Rounded depressions 52 are formed in the upper sides of one or more of the pods 20 to provide hook points for attachments to lift the cavity former 10 or a plurality of nesting cavity formers 10 when they are upturned. Typically, nesting cavity formers 10 are turned upside down for transport as the ribs 30 on the lowermost cavity former 10 provide a clearance between the upper surface 28 of the pods 20 and the ground. This clearance enables suitable lifting means, such as a fork lift, to slide underneath the nesting cavity formers 12 and pick them up.

Slab formation preparations, using the cavity formers 10, involve first delivering a required number of the cavity formers 10, in a nested stack, to the construction site. At the construction site, the ground on which the slab is to be formed is leveled and prepared, shutters are erected to define the perimeter of the slab, and reinforcement elements are positioned for edge beams of the building to be constructed. One or two workers then place individual cavity formers 10 in an array on the leveled ground such that they are interlocked by the upturned tabs 50. Customized shaping of some cavity formers 10 may be necessary at the margins of the slab site. The interlocked cavity formers 10 should provide blanket coverage over the leveled ground such that, during pouring and curing, the ground is not exposed to the wet concrete: the cavity formers are thereby able to take the place of traditional ground sheeting both in its short term role in containing moisture within the concrete gel matrix during curing of the concrete, and in its longer term role as a vapor barrier between the ground and the finished slab during the life of the slab.

Once positioned, the trenches 40 of adjacent cavity formers 10 will be in alignment, thereby enabling reinforcement bar 14 to be dropped directly into the trenches for automatic centering on saddles 42. Accordingly, separate spacers are not required to achieve the correct spacing between adjacent pods 20 and, moreover, the use and positioning of bar chairs in the trenches 40 is not required. Substantial time is thereby saved in preparing for the wet concrete to be poured.

Reinforcement mesh 12 is then located on the cavity formers 10 for support by the ribs 30. As the cruciform arrangement of the ribs 30 enables the reinforcement mesh 12 to be located on the cavity formers in any orientation relative thereto, more time is saved because neither bar chairs nor specific mesh orientations are required.
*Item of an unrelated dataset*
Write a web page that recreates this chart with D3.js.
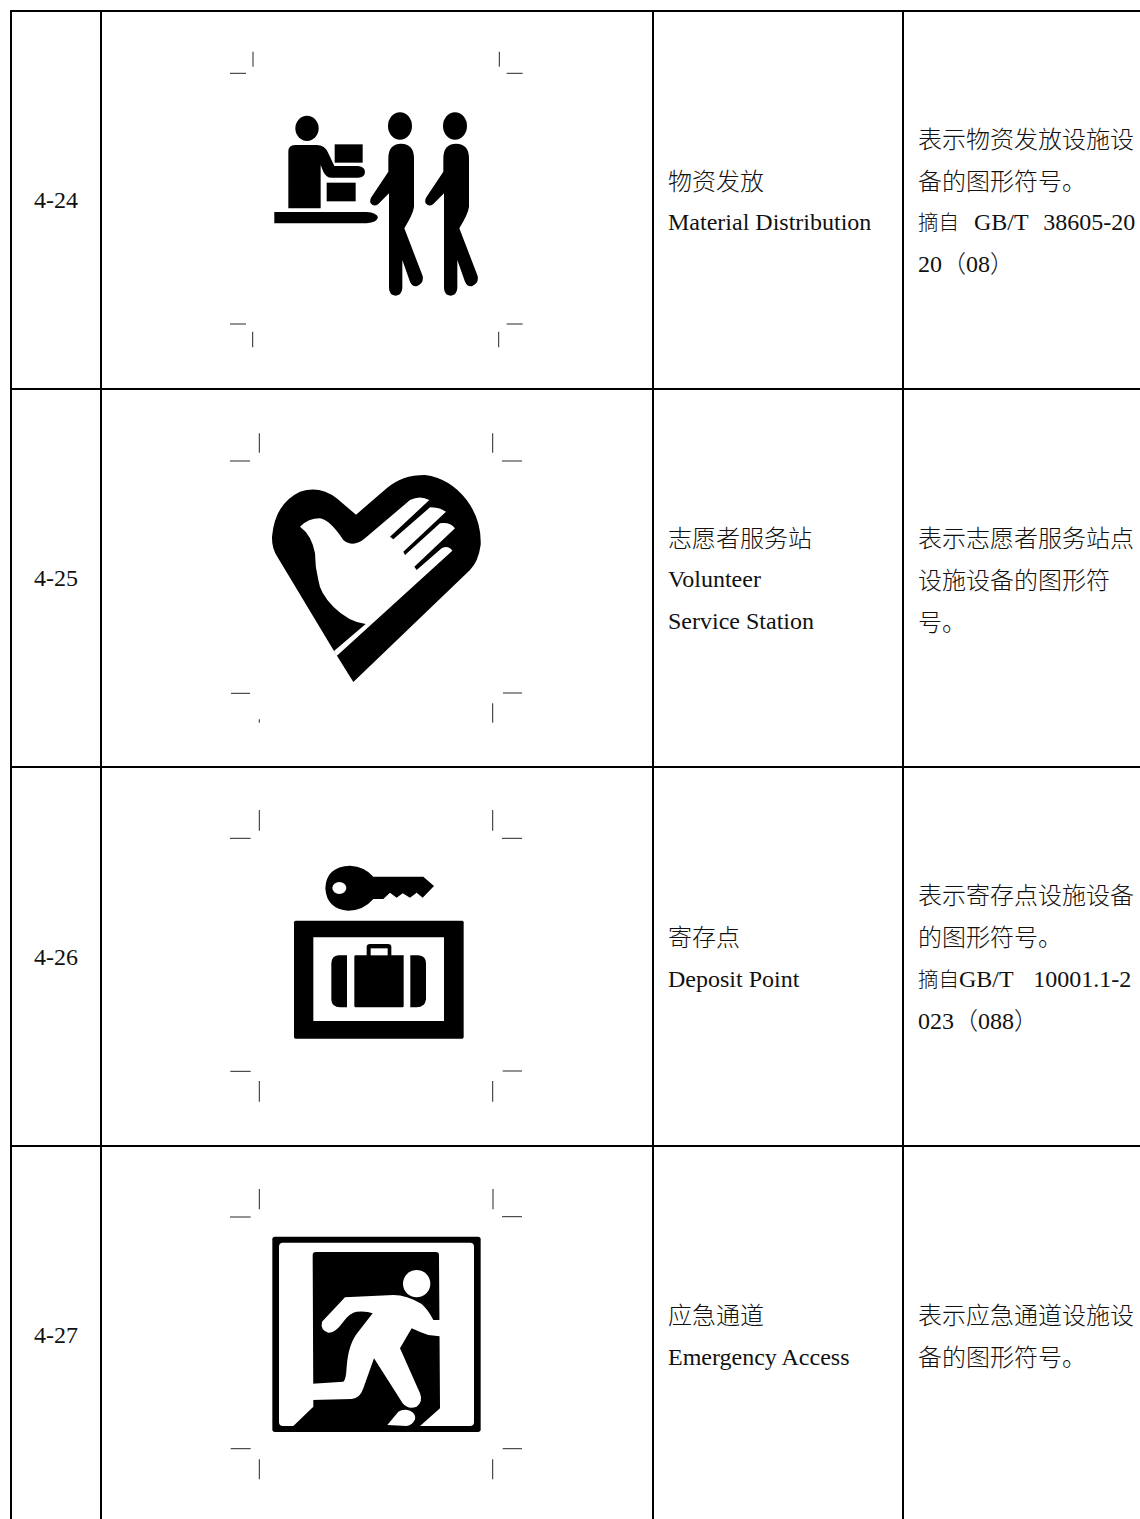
<!DOCTYPE html>
<html lang="zh">
<head>
<meta charset="utf-8">
<title>图形符号</title>
<script src="https://cdn.jsdelivr.net/npm/d3@7"></script>
<style>
  html, body { margin: 0; padding: 0; background: #fff; }
  svg { display: block; }
  text { font-family: "Liberation Serif", "Noto Sans CJK SC", serif; font-size: 24px; font-weight: 300; fill: #111; white-space: pre; }
</style>
</head>
<body>
<div id="chart"></div>
<script>
const codes = ['4-24', '4-25', '4-26', '4-27'];
const names = [
    ['物资发放', 'Material Distribution'],
    ['志愿者服务站', 'Volunteer', 'Service Station'],
    ['寄存点', 'Deposit Point'],
    ['应急通道', 'Emergency Access']
];
const descriptions = [
    ['表示物资发放设施设', '备的图形符号。', '摘自 GB/T 38605-20', '20（08）'],
    ['表示志愿者服务站点', '设施设备的图形符', '号。'],
    ['表示寄存点设施设备', '的图形符号。', '摘自GB/T 10001.1-2', '023（088）'],
    ['表示应急通道设施设', '备的图形符号。']
];
const icons = ['distribution', 'volunteer', 'deposit', 'exit'];

const width = 1140;
const height = 1519;
const columnEdges = [11, 101, 653, 903];
const rowEdges = [11, 389, 767, 1146, 1523];
const lineStep = 42;
// the source justifies these lines, so the space before the number differs per row
const citeGaps = [9, 0, 14, 0];

// icon outlines are traced at 3x, one origin per row
const iconOrigin = d3.scaleOrdinal().domain(icons).range([30, 420, 800, 1180]);
const iconLeft = 220;

const walker = 'M505,385Q505,342 543,341Q582,342 582,385L582,530Q580,550 553,595L608,738Q612,760 592,768Q578,772 570,755L547,690L547,775Q545,796 527,797Q508,796 507,775L507,490L475,522Q462,532 452,520Q448,510 455,500L505,425Z';

const iconParts = {
    distribution: [
        { d: 'M226,295a35,38 0 1,0 70,0a35,38 0 1,0 -70,0Z' },
        { d: 'M205,535L205,365Q205,345 225,345L290,345Q315,345 325,370L343,408L415,408Q435,410 435,427Q433,443 415,443L335,443Q318,443 310,425L302,405L302,535Z' },
        { d: 'M344,343H428V398H344Z' },
        { d: 'M320,458H407V514H320Z' },
        { d: 'M163,546L440,546Q470,548 474,562Q470,578 440,580L163,580Z' },
        { d: 'M504,288a36,41 0 1,0 72,0a36,41 0 1,0 -72,0Z' },
        { d: walker },
        { d: 'M669,288a36,41 0 1,0 72,0a36,41 0 1,0 -72,0Z' },
        { d: walker, shift: 165 }
    ],
    volunteer: [
        { d: 'M400,786L342,693L172,410Q155,385 156,350Q165,250 240,215Q300,195 350,235L408,284L500,205Q545,165 615,165Q690,175 740,240Q785,300 782,375Q775,425 750,450Z' },
        { d: 'M240,320Q265,295 300,295Q330,300 370,360Q400,385 435,355L570,240Q600,225 628,240L510,350L520,358L630,262Q660,262 678,275L550,395L555,405L660,310Q690,305 705,325L583,440L590,450L665,385Q685,375 697,392L350,708L342,693L437,612Q385,605 340,560Q300,520 295,480Q285,440 285,400Q275,345 240,320Z', fill: '#fff' }
    ],
    deposit: [
        { d: 'M316,265Q318,200 390,197Q435,200 460,230L610,230L642,258L608,293L590,278L570,293L548,280L530,293L510,278L490,297L460,297Q430,332 385,332Q320,328 316,265Z' },
        { d: 'M337,264a21,18 0 1,0 42,0a21,18 0 1,0 -42,0Z', fill: '#fff' },
        { d: 'M227,362H726Q731,362 731,367V711Q731,716 726,716H227Q222,716 222,711V367Q222,362 227,362Z' },
        { d: 'M280,412H672V663H280Z', fill: '#fff' },
        { d: 'M407,466H551V618Q551,622 547,622H407Q403,622 403,618V470Q403,466 407,466Z' },
        { d: 'M450,432H504Q514,432 514,442V470H440V442Q440,432 450,432Z' },
        { d: 'M452,445H503V466H452Z', fill: '#fff' },
        { d: 'M381,466L355,466Q335,468 334,490L334,600Q336,622 360,622L381,622Z' },
        { d: 'M571,466L595,466Q618,468 618,490L618,598Q615,622 590,622L571,622Z' }
    ],
    exit: [
        { d: 'M165,170H774Q782,170 782,178V748Q782,756 774,756H165Q157,756 157,748V178Q157,170 165,170Z' },
        { d: 'M189,188H750Q762,188 762,200V726Q762,738 750,738H189Q177,738 177,726V200Q177,188 189,188Z', fill: '#fff' },
        { d: 'M278,226Q278,216 288,216L647,216Q657,216 657,226L660,685L600,738L220,738L280,680Z' },
        { d: 'M549,311a41,41 0 1,0 82,0a41,41 0 1,0 -82,0Z', fill: '#fff' },
        { d: 'M375,352L520,345Q560,345 605,372Q625,390 640,420L672,420L672,470L625,465Q595,455 575,445L540,505L600,640Q610,665 590,680Q565,690 548,670L462,535L430,625Q420,655 395,657L275,660Q245,655 245,632Q247,612 265,612L370,605Q378,600 380,560Q385,490 415,455L458,400Q440,392 410,395Q390,398 370,425Q345,460 325,458Q300,450 306,425Z', fill: '#fff' },
        { d: 'M502,735L535,695Q550,685 570,692Q588,700 585,718Q578,735 560,738Z', fill: '#fff' }
    ]
};

// crop marks around each icon, same 3x units
const cropMarks = {
    distribution: ['M99,65V110', 'M30,130H78', 'M838,65V110', 'M860,130H908', 'M30,882H78', 'M98,905V952', 'M860,882H908', 'M836,905V952'],
    volunteer: ['M118,40V98', 'M30,123H90', 'M818,40V98', 'M846,123H906', 'M33,820H90', 'M118,898V908', 'M849,819H906', 'M818,850V908'],
    deposit: ['M118,30V92', 'M30,115H92', 'M818,30V92', 'M846,115H906', 'M31,814H92', 'M118,843V905', 'M848,813H906', 'M818,843V905'],
    exit: ['M118,27V88', 'M30,111H92', 'M819,27V88', 'M846,110H906', 'M32,806H92', 'M118,838V898', 'M848,806H906', 'M818,838V898']
};

const svg = d3.select('#chart')
    .append('svg')
    .attr('width', width)
    .attr('height', height);

const rowCenter = (i) => (rowEdges[i] + rowEdges[i + 1]) / 2;

// table rules
svg.append('g')
    .selectAll('line')
    .data(columnEdges)
    .enter()
    .append('line')
    .attr('x1', (d) => d)
    .attr('x2', (d) => d)
    .attr('y1', rowEdges[0] - 1)
    .attr('y2', height)
    .attr('stroke', '#000')
    .attr('stroke-width', 2);

svg.append('g')
    .selectAll('line')
    .data(rowEdges.slice(0, 4))
    .enter()
    .append('line')
    .attr('x1', columnEdges[0] - 1)
    .attr('x2', width)
    .attr('y1', (d) => d)
    .attr('y2', (d) => d)
    .attr('stroke', '#000')
    .attr('stroke-width', 2);

// icons
const iconGroups = svg.append('g')
    .selectAll('g')
    .data(icons)
    .enter()
    .append('g')
    .attr('transform', (d) => `translate(${iconLeft}, ${iconOrigin(d)}) scale(${1 / 3})`);

iconGroups.selectAll('path.part')
    .data((d) => iconParts[d])
    .enter()
    .append('path')
    .attr('class', 'part')
    .attr('d', (d) => d.d)
    .attr('fill', (d) => d.fill || '#000')
    .attr('transform', (d) => (d.shift ? `translate(${d.shift}, 0)` : null));

iconGroups.selectAll('path.mark')
    .data((d) => cropMarks[d])
    .enter()
    .append('path')
    .attr('class', 'mark')
    .attr('d', (d) => d)
    .attr('fill', 'none')
    .attr('stroke', '#333')
    .attr('stroke-width', 3.2);

function drawLines(lines, i, x) {
    const top = rowCenter(i) - (lines.length - 1) * lineStep / 2;
    const rows = svg.append('g')
        .selectAll('text')
        .data(lines)
        .enter()
        .append('text')
        .attr('x', x)
        // CJK glyphs sit a little lower than the Latin baseline in the source
        .attr('y', (d, j) => top + j * lineStep + (/[A-Za-z0-9]/.test(d) ? 9 : 10.5));

    rows.each(function (d) {
        const row = d3.select(this);
        if (d.startsWith('摘自')) {
            // 摘自 is squeezed to about 20px a character
            row.append('tspan').style('font-size', '20.5px').text('摘自');
            row.append('tspan')
                .style('word-spacing', `${citeGaps[i]}px`)
                .text(d.slice(2));
        } else {
            row.text(d);
        }
    });
}

codes.forEach((code, i) => {
    svg.append('text')
        .attr('x', (columnEdges[0] + columnEdges[1]) / 2)
        .attr('y', rowCenter(i) + 8)
        .attr('text-anchor', 'middle')
        .text(code);
    drawLines(names[i], i, columnEdges[2] + 15);
    drawLines(descriptions[i], i, columnEdges[3] + 15);
});
</script>
</body>
</html>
Typically the cavity formers 10 are square and having side lengths in the range of 800-1600 millimetres, but preferably 1000-1200 millimetres. They may be formed with a height in the range of 150-400 millimetres, but specifically may be fabricated with 175, 225, 300 or 375 millimetre heights for different slab depths. The cavity formers 10 are composed of a suitable plastics material to support the weight of wet concrete bearing down on the cavity former during curing, or the weight of a person standing on the cavity former. For example, the cavity formers are formed to support a 150 kilogram point load. For the concrete curing process, the cavity formers 10 are able to support about 280 kilograms per square metre.